No sorprende los reclamos heterosexuales de España o la de una señora atacada en suéter de cuello de tortuga con un Garfield gigante en los Ozarks de Missouri diciendo que los gays mexicanos éramos asquerosos. Pero que homosexuales pusieran el grito en el cielo deslindándose del Cristo Drag porque no los representaba me pareció intrigante. Sobre todo porque no fueron pocos y de esos, la mayoría parecían ser jóvenes. Como soldados de primer ingreso a un regimiento abiertamente gay histérico por colocarse por voluntad propia un grillete conservador.

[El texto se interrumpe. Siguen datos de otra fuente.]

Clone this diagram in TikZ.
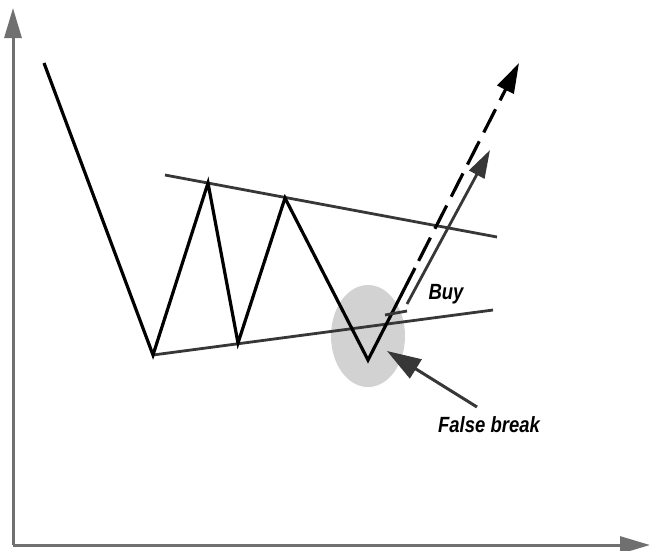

Sus razones tenían que ver con una ajustada mezcla de respetabilidad genérica y un orgullo basado en la contención sexual como virtud cívica. Por alguna perversa razón decían sentirse orgullosos de ser homosexuales que reservaban el deseo en el ámbito de lo privado. Porque también estaban convencidos que la desnudez masculina en las marchas del orgullo los avergonzaba y enojaba por todo el daño que podía causar en los niños.
No obstante aquellos que lapidaron a esta nueva generación de homosexuales conservadores escandalizados por el Cristo en Drag desde la izquierda, también creen que hombres desnudos o vestidos con prendas pornográficas puede trastornar a los hijos adoptivos de las parejas compuestas por dos hombres. Como dije, la fotografía de la perfecta blasfemia cruzó fronteras. Llegando a San Francisco, donde el comité organizador de la marcha del orgullo de la capital gay del mundo puso a discusión la pertinencia del contingente leather por aquello de que su actitud parece ser incompatible con la inanidad de aquellas parejas compuestas por hombres que llevan a sus hijos a la marcha del orgullo como si éste fuera un desfile de Disney.
Cuando salimos del clóset no solo asumimos una homosexualidad inevitable en estereotipos. Con la libertad que supone el no fingir una socialización buga, también manifestamos tácitamente que nuestra sexualidad no es diagrama de Venn compuesto de banderas de arcoíris e inofensivos y consumistas lugares comunes como el comercial de una aerolínea.
Y aunque los extremos se aborrezcan desde una postura irreconciliable, lo cierto es que en ambos casos, quienes se avergonzaban o aquellos que defendieron al Cristo en Drag, brota una pulsión por esconder la carne sexual y mantener la imagen, el bordado de la percepción como una prioridad de sobrevivencia. Nada más conservador que sacarle el brillo a la postura sin importar el espectro ideológico con destellos que opacan nuestra crudeza. Nuestra disidencia. Como el esposo de la prima de mi madre.